>>>

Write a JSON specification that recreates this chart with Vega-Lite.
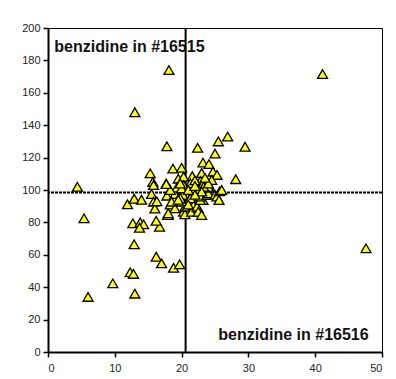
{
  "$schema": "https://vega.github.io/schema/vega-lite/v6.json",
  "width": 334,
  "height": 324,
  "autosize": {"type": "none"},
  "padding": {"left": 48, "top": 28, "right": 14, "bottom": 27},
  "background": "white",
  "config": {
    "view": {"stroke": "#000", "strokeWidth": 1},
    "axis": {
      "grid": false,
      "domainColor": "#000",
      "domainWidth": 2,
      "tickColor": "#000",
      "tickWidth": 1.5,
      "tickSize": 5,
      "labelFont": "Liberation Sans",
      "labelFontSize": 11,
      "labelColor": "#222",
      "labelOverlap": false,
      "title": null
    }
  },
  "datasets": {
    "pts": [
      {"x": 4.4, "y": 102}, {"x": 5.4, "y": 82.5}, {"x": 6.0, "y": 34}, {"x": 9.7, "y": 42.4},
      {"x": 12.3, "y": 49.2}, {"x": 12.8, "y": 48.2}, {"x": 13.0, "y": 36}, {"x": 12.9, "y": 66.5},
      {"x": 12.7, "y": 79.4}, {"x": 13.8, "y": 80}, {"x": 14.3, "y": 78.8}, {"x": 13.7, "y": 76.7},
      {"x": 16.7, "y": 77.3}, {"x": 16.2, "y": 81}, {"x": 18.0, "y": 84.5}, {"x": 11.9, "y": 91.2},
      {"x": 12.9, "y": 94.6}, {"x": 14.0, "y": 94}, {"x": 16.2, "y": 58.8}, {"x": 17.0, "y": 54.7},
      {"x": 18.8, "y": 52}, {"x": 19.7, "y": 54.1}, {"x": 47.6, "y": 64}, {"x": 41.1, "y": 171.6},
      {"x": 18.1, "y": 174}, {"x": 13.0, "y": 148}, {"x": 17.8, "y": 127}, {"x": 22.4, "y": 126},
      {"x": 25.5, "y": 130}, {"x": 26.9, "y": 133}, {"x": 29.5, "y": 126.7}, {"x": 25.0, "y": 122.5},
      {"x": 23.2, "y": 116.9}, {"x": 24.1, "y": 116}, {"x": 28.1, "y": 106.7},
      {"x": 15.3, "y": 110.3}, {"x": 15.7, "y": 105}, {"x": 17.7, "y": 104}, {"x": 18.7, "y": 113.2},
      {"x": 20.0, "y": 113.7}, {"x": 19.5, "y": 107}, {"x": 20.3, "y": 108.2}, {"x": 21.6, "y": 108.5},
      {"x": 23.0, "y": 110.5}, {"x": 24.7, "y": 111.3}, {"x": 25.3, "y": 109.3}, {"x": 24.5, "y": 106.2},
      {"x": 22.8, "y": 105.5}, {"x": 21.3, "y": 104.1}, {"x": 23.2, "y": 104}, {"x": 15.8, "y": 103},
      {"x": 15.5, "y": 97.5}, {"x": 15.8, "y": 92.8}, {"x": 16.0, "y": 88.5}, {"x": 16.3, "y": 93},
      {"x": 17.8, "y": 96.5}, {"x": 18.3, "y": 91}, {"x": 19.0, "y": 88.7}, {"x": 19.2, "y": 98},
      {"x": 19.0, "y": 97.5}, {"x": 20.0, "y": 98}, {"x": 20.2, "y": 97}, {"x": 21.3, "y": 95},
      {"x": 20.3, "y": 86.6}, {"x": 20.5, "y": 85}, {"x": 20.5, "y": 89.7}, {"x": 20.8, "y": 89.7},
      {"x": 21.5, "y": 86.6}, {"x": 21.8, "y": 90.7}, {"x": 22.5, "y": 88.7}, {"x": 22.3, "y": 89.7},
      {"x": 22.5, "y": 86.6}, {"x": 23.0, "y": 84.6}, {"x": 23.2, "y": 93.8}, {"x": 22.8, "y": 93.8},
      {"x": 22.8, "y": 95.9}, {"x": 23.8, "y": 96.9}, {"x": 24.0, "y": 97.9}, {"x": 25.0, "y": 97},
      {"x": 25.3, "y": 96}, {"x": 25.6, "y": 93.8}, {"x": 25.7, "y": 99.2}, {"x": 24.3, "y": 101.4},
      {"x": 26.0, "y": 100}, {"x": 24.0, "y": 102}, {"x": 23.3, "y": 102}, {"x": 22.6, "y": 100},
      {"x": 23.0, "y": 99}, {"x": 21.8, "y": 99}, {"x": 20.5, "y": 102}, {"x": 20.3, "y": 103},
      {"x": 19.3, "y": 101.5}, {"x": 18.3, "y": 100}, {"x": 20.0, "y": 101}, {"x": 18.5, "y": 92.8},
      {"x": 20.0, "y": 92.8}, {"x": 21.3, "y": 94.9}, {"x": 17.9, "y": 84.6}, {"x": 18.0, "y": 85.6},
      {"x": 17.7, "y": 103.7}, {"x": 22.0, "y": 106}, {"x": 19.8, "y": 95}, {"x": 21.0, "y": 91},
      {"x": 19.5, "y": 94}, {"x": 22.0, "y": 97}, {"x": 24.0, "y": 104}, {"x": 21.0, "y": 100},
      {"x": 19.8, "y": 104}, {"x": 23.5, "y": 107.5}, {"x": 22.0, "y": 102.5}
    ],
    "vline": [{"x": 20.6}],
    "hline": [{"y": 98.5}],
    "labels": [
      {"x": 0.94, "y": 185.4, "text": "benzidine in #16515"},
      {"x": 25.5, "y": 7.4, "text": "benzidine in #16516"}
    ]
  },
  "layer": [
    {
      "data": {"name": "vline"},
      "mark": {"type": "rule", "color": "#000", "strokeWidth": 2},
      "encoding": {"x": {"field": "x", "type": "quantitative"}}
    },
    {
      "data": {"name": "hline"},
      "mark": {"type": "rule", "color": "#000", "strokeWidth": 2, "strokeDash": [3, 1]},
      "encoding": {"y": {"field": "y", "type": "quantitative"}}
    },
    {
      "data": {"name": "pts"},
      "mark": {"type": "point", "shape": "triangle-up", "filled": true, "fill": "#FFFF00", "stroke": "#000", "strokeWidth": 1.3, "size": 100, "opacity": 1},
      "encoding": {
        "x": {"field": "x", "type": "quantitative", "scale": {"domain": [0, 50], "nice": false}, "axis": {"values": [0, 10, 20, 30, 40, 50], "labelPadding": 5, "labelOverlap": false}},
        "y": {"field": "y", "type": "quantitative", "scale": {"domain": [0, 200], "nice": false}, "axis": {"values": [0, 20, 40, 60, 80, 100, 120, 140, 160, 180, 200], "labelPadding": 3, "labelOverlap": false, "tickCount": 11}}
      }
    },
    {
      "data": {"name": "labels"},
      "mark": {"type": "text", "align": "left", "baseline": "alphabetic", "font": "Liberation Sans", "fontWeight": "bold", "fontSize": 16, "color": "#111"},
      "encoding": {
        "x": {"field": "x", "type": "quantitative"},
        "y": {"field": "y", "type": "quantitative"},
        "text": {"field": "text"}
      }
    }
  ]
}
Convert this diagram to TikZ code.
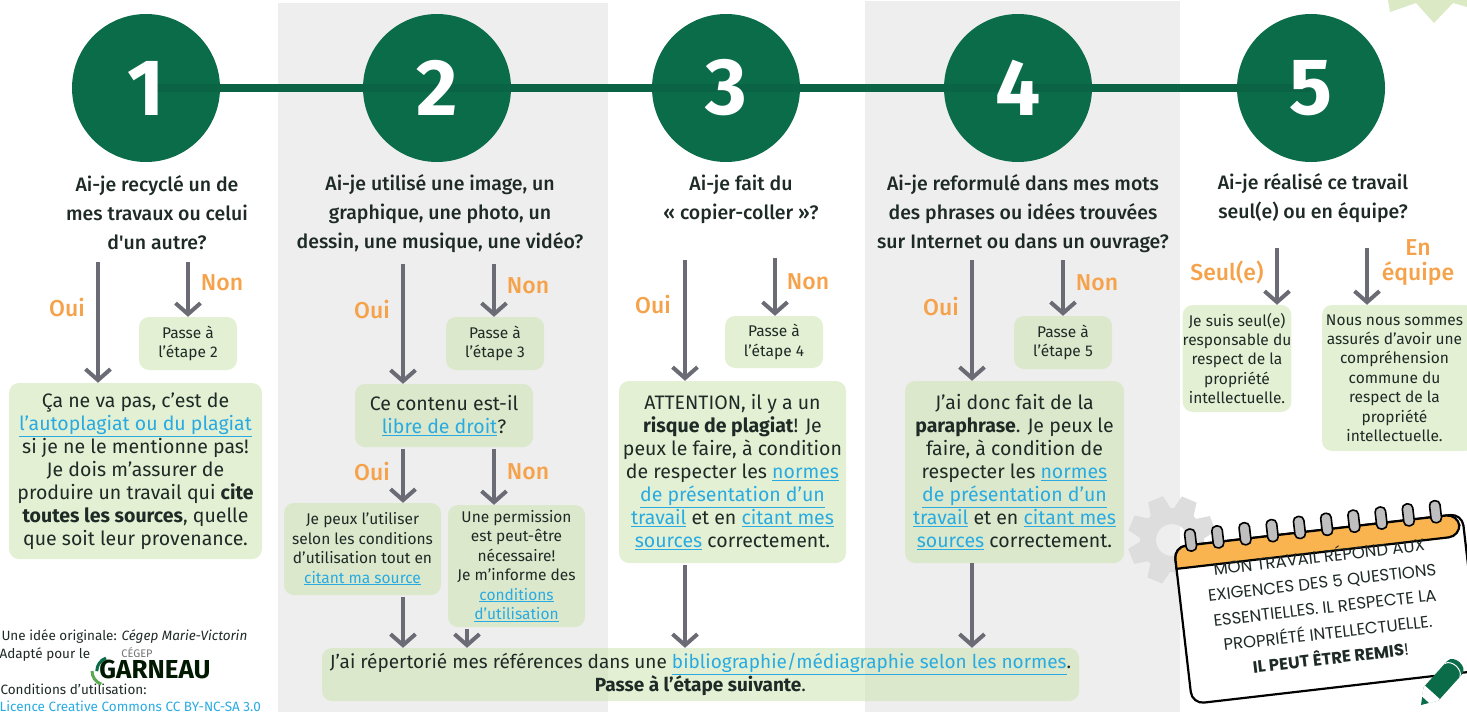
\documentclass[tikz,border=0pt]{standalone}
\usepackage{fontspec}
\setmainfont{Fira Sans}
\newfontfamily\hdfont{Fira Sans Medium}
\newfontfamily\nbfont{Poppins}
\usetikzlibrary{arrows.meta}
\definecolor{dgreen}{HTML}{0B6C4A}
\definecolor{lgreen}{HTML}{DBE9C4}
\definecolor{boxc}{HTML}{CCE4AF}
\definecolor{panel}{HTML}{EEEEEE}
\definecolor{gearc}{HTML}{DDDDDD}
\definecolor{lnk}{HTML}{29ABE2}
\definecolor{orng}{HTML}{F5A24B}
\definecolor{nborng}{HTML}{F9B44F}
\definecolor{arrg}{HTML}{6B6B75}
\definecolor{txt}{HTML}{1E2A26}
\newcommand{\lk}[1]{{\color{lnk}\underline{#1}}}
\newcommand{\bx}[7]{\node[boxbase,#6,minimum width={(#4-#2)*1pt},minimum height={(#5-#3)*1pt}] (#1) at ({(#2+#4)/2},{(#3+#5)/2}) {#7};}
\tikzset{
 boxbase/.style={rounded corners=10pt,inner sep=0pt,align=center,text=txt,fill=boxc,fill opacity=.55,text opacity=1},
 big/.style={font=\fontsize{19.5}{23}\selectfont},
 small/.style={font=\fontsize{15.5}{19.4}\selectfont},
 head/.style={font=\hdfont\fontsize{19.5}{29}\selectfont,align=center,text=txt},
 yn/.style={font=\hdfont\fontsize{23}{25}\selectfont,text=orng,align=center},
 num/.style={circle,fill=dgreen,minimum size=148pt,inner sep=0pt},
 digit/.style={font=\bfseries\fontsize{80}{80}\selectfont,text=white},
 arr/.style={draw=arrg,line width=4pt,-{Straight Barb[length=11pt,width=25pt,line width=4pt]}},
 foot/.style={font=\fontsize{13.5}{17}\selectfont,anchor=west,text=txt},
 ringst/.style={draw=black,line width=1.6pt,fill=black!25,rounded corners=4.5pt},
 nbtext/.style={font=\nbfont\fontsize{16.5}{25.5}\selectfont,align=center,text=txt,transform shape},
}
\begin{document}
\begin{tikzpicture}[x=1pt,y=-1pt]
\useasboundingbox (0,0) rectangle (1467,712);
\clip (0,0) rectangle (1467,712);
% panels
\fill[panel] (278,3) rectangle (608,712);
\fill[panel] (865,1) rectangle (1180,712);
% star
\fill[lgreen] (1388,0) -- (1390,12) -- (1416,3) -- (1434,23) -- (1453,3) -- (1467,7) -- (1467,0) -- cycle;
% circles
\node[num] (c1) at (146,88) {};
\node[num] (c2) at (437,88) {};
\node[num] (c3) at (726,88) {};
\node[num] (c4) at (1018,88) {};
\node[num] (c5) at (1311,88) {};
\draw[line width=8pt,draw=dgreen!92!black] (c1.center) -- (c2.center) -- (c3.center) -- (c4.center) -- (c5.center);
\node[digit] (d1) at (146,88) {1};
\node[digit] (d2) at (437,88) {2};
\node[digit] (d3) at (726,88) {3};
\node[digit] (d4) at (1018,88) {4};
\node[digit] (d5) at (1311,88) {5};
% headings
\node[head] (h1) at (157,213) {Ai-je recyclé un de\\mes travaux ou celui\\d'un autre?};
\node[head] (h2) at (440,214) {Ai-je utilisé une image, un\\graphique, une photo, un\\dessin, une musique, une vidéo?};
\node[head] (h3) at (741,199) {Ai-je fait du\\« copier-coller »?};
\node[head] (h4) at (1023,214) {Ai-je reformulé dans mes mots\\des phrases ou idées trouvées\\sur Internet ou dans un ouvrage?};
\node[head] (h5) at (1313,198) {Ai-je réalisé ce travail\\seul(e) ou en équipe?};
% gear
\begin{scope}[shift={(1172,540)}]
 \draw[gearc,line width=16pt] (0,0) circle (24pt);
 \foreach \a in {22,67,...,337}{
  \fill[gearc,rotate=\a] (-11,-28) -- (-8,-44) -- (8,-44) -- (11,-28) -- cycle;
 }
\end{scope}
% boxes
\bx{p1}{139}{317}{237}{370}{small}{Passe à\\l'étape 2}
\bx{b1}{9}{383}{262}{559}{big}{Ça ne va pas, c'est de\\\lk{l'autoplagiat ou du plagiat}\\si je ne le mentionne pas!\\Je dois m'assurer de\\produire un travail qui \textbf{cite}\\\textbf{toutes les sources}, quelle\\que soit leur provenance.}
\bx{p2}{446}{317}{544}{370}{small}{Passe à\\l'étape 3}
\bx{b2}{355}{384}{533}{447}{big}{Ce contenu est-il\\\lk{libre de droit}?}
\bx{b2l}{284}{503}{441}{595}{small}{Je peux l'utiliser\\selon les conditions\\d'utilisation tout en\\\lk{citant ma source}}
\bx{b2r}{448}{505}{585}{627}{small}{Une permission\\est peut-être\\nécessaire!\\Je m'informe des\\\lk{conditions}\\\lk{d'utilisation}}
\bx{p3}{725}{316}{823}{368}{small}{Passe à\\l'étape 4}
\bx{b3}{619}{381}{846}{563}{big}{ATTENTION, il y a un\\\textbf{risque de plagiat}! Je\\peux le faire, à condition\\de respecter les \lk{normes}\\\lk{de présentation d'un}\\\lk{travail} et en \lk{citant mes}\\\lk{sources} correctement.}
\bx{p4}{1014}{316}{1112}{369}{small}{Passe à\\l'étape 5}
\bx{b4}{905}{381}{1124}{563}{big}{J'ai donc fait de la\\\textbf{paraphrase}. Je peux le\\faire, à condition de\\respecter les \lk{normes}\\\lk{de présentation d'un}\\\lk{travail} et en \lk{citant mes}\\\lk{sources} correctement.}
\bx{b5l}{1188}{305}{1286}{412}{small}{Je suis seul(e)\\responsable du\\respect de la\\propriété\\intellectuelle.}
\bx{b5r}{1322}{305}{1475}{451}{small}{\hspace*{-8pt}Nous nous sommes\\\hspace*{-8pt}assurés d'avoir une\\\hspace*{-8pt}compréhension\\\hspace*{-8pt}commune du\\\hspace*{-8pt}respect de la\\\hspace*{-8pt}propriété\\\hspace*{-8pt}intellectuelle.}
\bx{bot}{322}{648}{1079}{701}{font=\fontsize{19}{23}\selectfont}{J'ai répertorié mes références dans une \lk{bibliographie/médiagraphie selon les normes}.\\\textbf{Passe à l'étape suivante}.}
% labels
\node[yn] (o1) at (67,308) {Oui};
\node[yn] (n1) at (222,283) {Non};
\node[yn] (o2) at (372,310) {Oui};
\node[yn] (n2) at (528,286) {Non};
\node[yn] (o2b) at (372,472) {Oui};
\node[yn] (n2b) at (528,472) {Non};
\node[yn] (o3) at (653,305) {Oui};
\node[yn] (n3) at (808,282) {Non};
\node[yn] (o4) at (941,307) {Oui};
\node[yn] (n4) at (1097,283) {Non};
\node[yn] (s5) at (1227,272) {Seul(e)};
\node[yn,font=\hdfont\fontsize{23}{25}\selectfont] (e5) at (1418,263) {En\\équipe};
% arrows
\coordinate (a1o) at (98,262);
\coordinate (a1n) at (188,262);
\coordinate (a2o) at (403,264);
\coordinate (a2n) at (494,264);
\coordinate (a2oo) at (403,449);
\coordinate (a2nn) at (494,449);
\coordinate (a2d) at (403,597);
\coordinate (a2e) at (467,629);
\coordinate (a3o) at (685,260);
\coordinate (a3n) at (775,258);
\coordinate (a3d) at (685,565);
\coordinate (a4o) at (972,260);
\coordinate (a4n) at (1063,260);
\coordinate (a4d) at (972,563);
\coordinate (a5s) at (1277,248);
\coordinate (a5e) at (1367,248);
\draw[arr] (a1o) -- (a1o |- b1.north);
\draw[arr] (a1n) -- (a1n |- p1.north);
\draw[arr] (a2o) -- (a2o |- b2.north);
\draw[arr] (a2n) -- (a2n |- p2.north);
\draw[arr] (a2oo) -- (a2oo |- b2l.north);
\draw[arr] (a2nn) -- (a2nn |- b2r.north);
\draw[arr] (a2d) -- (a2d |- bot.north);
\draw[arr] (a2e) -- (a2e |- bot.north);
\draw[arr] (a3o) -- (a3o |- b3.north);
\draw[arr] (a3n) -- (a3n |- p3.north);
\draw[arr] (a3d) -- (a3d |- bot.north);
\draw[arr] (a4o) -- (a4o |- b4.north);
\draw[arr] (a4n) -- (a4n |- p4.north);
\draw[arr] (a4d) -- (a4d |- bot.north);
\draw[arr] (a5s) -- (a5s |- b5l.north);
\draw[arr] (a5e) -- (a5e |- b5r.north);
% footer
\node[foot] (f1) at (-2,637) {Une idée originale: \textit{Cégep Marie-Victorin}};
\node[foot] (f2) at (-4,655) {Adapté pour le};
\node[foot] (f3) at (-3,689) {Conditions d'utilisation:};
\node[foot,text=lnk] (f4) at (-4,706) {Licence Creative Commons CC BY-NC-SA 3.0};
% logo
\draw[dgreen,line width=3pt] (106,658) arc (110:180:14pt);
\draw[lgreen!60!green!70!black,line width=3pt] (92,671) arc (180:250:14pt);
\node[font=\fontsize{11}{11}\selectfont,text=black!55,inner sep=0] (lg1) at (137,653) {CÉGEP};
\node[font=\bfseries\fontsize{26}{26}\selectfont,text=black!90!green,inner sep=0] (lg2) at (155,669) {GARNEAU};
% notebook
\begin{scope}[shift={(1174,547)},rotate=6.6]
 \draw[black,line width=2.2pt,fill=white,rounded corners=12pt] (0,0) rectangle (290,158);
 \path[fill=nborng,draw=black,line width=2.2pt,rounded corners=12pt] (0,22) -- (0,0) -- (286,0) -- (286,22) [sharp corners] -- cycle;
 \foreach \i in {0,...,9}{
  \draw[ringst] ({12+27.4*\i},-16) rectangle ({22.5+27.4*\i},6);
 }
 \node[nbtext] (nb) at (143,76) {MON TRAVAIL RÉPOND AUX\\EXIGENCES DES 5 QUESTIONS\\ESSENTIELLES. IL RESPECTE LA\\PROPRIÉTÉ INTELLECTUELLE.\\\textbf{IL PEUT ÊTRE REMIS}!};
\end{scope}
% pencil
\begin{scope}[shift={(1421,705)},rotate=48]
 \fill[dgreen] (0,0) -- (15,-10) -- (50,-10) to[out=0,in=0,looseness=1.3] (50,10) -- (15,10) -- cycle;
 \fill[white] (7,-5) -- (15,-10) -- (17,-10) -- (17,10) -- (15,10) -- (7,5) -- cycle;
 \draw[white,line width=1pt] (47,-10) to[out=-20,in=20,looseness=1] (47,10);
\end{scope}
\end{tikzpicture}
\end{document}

<<<

Only a number is expected here: the count of lines in the listing that hold the string "this".

2